Endless dunes, savage storms, ancient secrets, giant monsters - depictions of deserts are common in video games. The three games on feature today are a varied lot, differing in genre and style, but each has some connection back to the desert and its mysterious atmosphere.
Watch the games in action:
Agelvik - 2022 - $4.99
As you may have guessed from their conspicuous absence from my lists, I'm not a fan of the trend of spooky games that currently dominate the indie space. But I do have an appreciation for the eerie, and Lulu's Temple, our first game, is a great example.
At its heart, Lulu's Temple is a basic platformer - run through a pyramid, collecting keys to unlock doors while avoiding monsters and traps. The central gimmick is light, and the lack thereof. Normally I can't stand game mechanics that limit the player's sight, but Lulu's Temple does it extremely well. The player carries a torch and can light torches in the pyramid for more light, but it will never be enough - use only that light, and you will blunder into hazards in the dark. Fortunately, your little explorer can hurl his torch ahead to light the path before him, and he even has a little scarab helper to fetch it for him.
Mastering the torch is key to finishing Lulu's Temple. Aside from flinging the torch to ignite distant light sources, you'll also use it to trigger traps and solve certain puzzles. But being apart from your torch carries risks - some monsters will exploit your vulnerability and only attack you in the dark, while others can grab your dropped torch and run away with it.
The most remarkable part about Lulu's Temple might be how creepy the game is, despite - maybe even because of - its MSX throwback graphics. The slightly dissonant music and sound effects are appropriately ominous, and the monster designs are properly weird. Whether it's the glow of red eyes in the darkness above you or the guttural battle cry of a giant scorpion bearing down on you, there are plenty of memorably spooky moments.
Joshua Missile - 2015 - $14.99
A young woman named Arra awakens in a box in a vast wasteland with only one clear memory - her father telling her to find and destroy a legendary artifact before it causes any more trouble. So begins The Amber Throne, an indie RPG that is not based on Earthbound. I know! It's like spotting a triceratops on your way to the grocery store.

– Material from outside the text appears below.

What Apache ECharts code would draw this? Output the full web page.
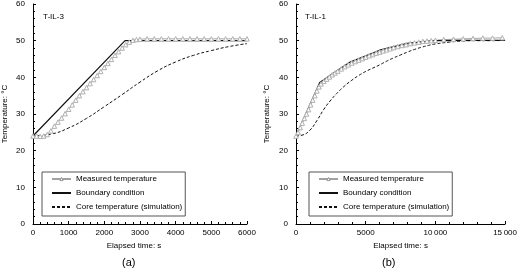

The Amber Throne is sort of a semi-open world game. Arra has certain storyline objectives to complete, but the player gets a fair amount of leeway in how she reaches each one of them. It's an intentional design choice, as the narrative is based more on atmosphere than on a hard linear plot. On her journeys, Arra will encounter various tribes who have a history with the titular Throne and learn what became of them, while also learning of an inhuman force that already controls much of the world and has designs on the Throne.
I should mention this, as it's something that legitimately surprised me when I first played The Amber Throne: There's RPG Maker code buried somewhere under all the hand-drawn art. I hope that doesn't color your opinion too much. While the game features some familiar RPG Maker elements (particularly in the sound effects and menus), The Amber Throne transcends a lot of its limitations. Aside from its graphical design, the combat system - while still pretty old-school - has some interesting quirks. Enemies will react to certain attacks, changing their stats or attack patterns. Winning some of the harder fights depends on figuring out which attacks to use on which enemies to limit their strengths.
Bolverk Games - 2021 - $19.99
Somewhere in the desert lies an ancient lost city, a place of advancement and reason brought to ruin by a technological disaster. The denizens are long gone, but some of their creations have managed to remain active. One of those creations - a robotic scarab called Glyph - has been tasked with its kin to revive the city and undo the disaster.
Glyph is a 3D platformer collect-a-thon. The basic gameplay loop should be familiar to anyone who remembers the heyday of such games - complete levels to unlock new levels while slowly advancing toward the endgame. Each of Glyph's levels contains keys that must be collected to finish the level along with coins, gems, and artifacts used to unlock new hubs and levels on the overworld.
Mechanically, Glyph is pretty straightforward. Your little robot bug has a pretty standard suite of moves, including a double jump, short-range glide, and a ground pound that pops Glyph into the air for yet another jump. But the basic applications of these moves will only get you so far - completing the more technically difficult levels requires understanding how to break those mechanics.
An example: Unlike most games, where the player character needs to be standing on firm ground to jump, Glyph has a jump that is "charged" by touching any safe surface and can then be immediately used. This lets the player pull some interesting moves, such as rolling straight up the side of a tall object or bouncing from one parallel surface to another. Touching a fair surface also recharges your glide, which can then be used to turn 180 degrees in midair or tapped for a quick velocity boost. Mastering these quirks is key to finishing the more difficult stages.
Glyph is a pretty substantial game at that, with a lot of levels to tackle. Expect to take anywhere from 5 to 15 hours, depending on whether you head straight for the final level or tackle each level in turn.